In the end, it won't even be much help to the irrigators themselves. They are unlikely to ultimately win their case. Even if they do, the courts cannot save them from the real threats to farming in the area, global economic and climatic change.

By definition, ecosystem restoration must displace the status quo to some extent. Sometimes, the losers may deserve some help in dealing with transitions. But takings litigation is too crude a tool for calibrating that help. It tells us little about the extent of the pain caused by change, the extent to which that pain is properly charged to the government or (as is clearly the case in the Klamath) has other causes, or about the appropriate way to distribute its costs.
Although I agree that lawsuits are the most-costly way to reconcile competing interests (ag vs. environment), I think that environmentalists are far too quick to claim that "changed societal goals" and "legitimate regulatory initiatives" are good enough reasons to "displace the status quo" -- usually without fair (or market) compensation.

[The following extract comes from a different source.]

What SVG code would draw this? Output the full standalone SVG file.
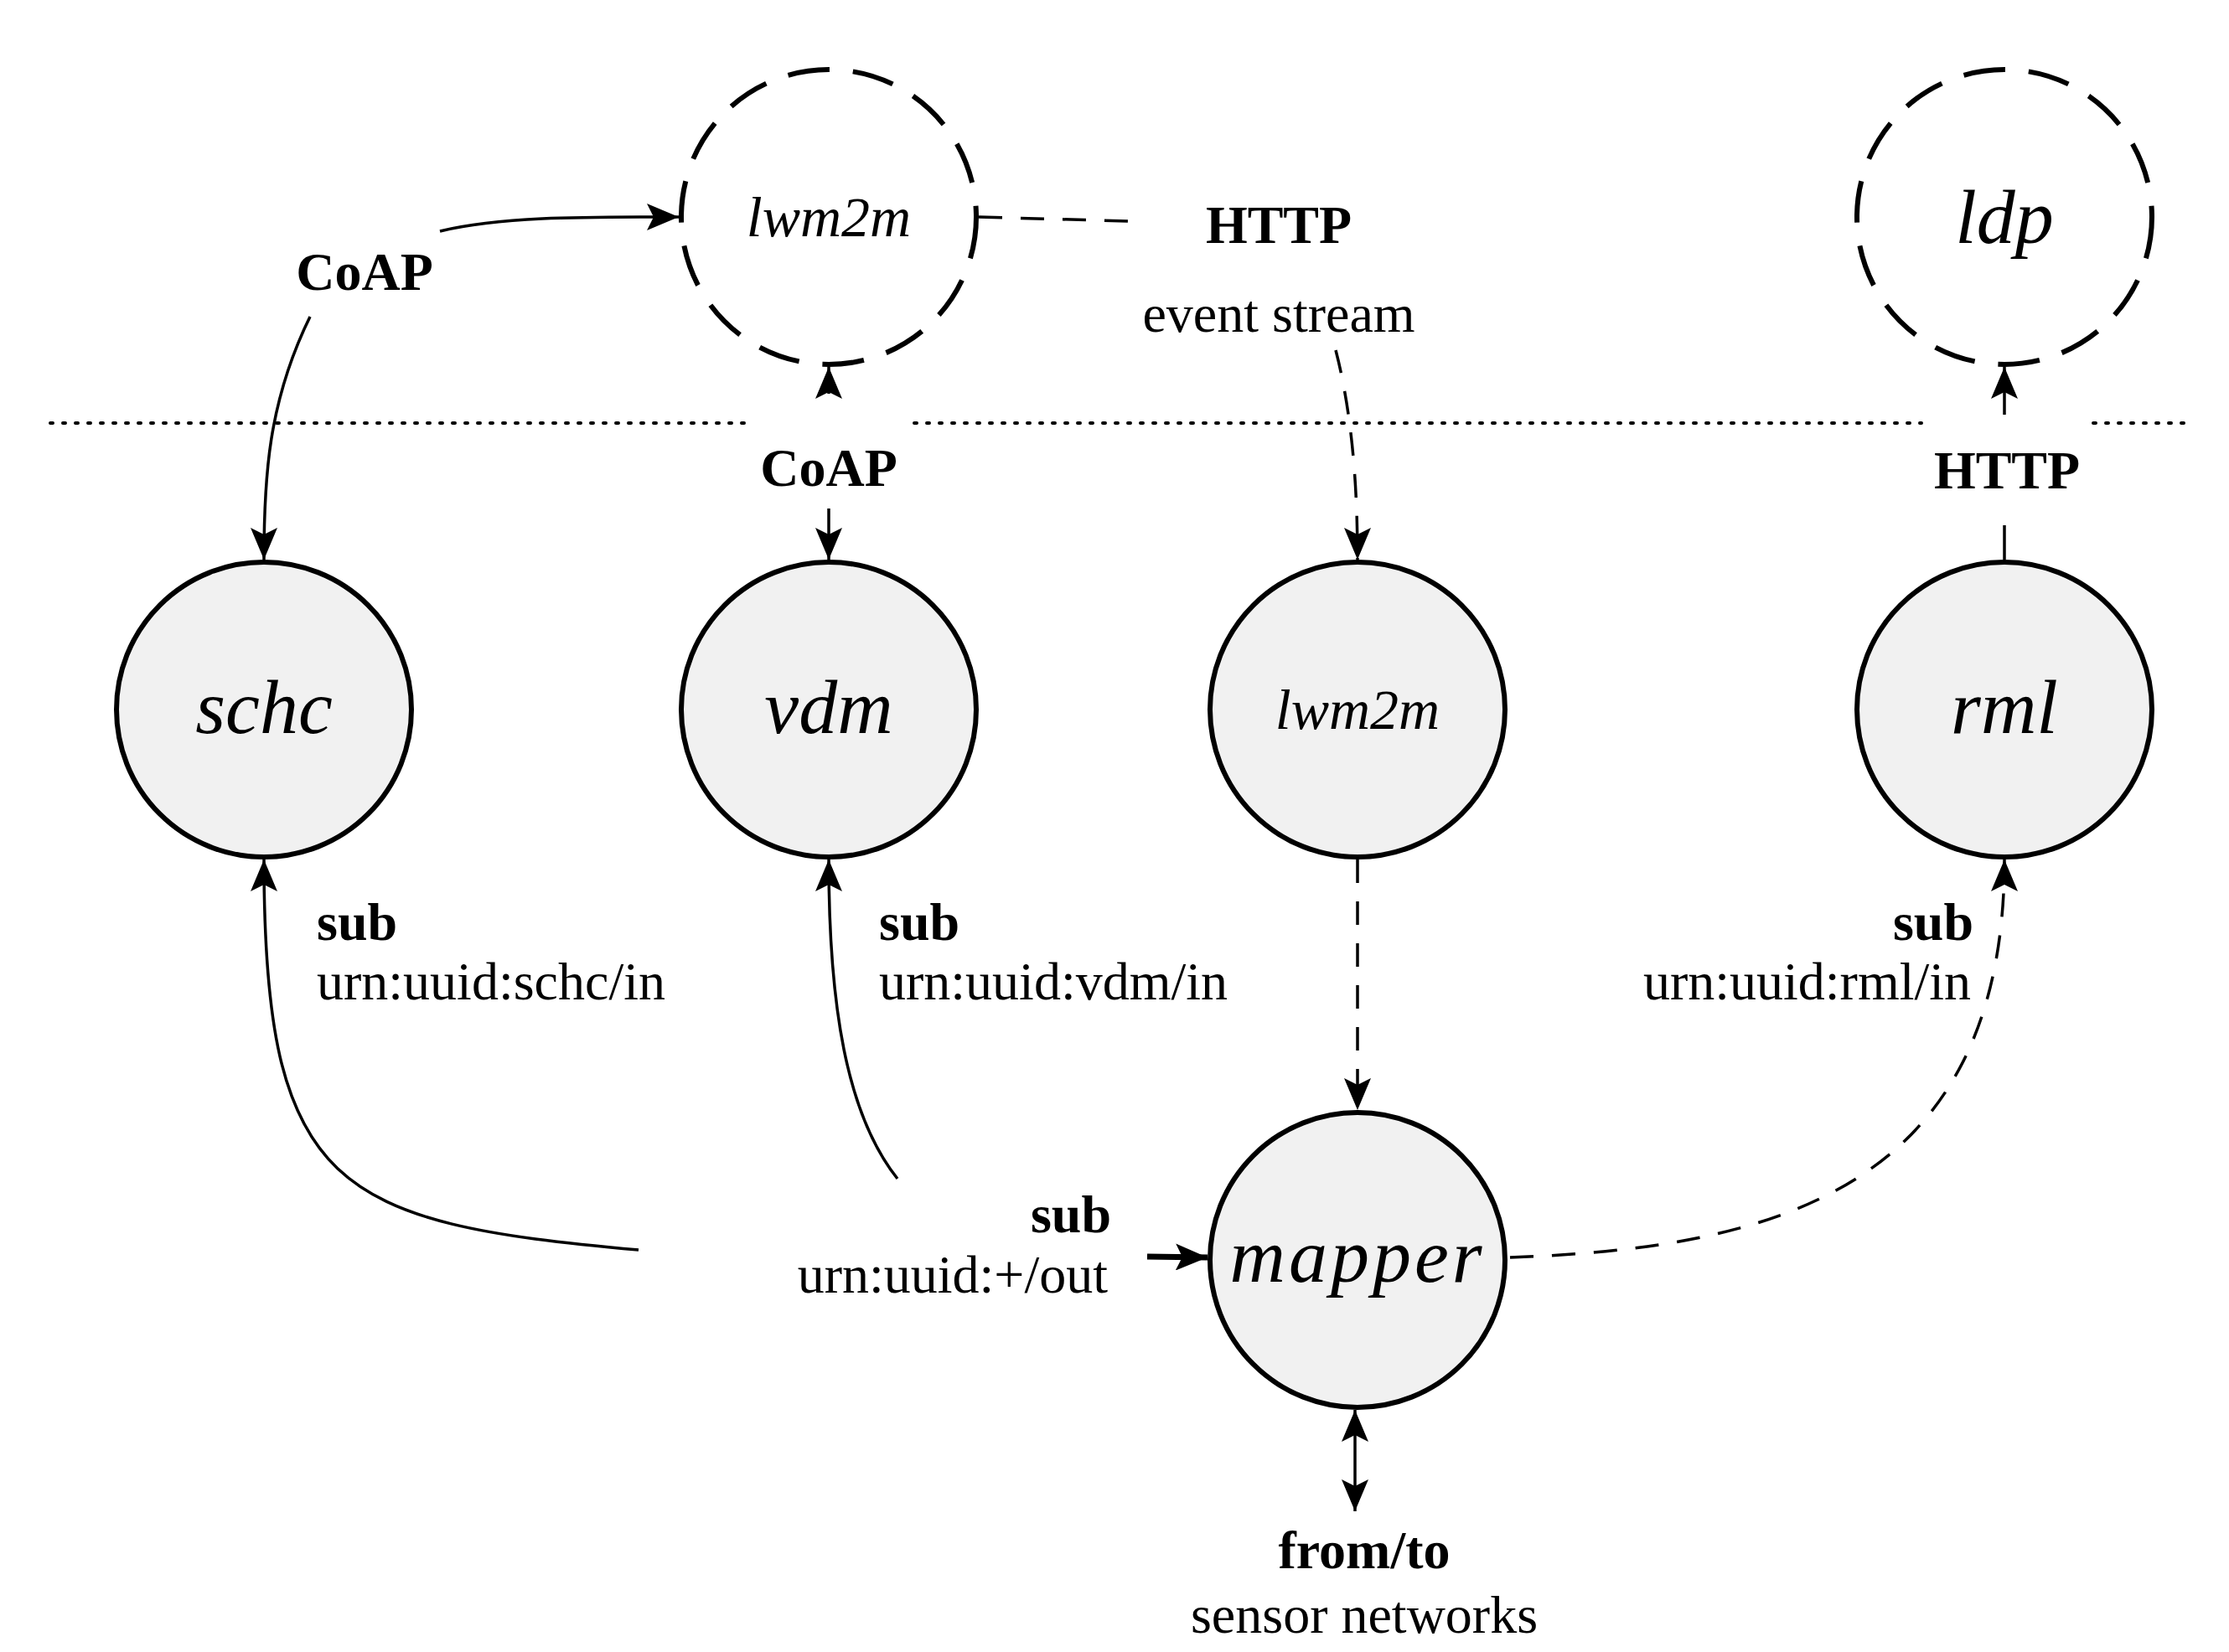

That's why I advocate strong property rights and markets as the "cheapest" [lowest social cost] way to change water allocations. In fact, I designed all-in-auctions as a means of encouraging reallocation without resorting to taking water from those who own it. (I am working with farmers and enviros to implement AiA in Scott Valley, but I want to try them elsewhere. If you're interested, email me.)

BTW, I want to remind readers that those in favor of "restoring" Hetch Hetchy are guilty of wanting to use OPM (other people's money) to fulfill the wishes of the few.

Bottom Line: Environmentalists who wave their hands about "real threats" are failing to take responsibility for their own interests and goals. If they want to change the reallocation of water ("for the greater good"), then they should go get funding from the beneficiaries of this greater good (the taxpayers) and buy the water [rights] from those who own them. After all, "Stable property rights encourage investment, both economic and emotional, in the development of land and water resources."


  1. Under a strict property rights interpretation, as Dr. Seuss put it, who speaks for the fish [trees]? Property rights/water rights tend to ignore non-consumptive use or relegate the most ancient "uses" to junior status.

  2. David,

    You are spot-on in your analysis. If "changed societal goals" means that we have to take water from farmers (or anybody else who holds such vested rights, which are, as a matter of California law, property rights), then society needs to pay for that transition.

    After all, the people who ultimately hold these vested rights, either directly or indirectly (through their irrigation districts, which hold the direct or contract rights to the water), were encouraged by the government - state and federal - to come to the land and use the water as a matter of explicit and duly-debated public policy, however "old" that policy may now seem in the eyes of some.

    The observation Mark S make above is familiar, and is the environmentalist's "trump" to the rule of priority. It is this: before you were here, or the guy after you, or the guy before you, the fish were in the sea and the animals crawled the land and the birds flew the sky; therefore, I don't have to play your reindeer games of who-has-the-paperwork, because I don't need no stinkin' paperwork.

    That's quite a fine argument from the biological perspective, because who can deny that it is true? But we deal not in that perspective. We deal in the perspective of public policy, which is ultimately about how people get along with people. And he who claims an extra-legal basis for his right lays the foundation for irreconcilable political conflict.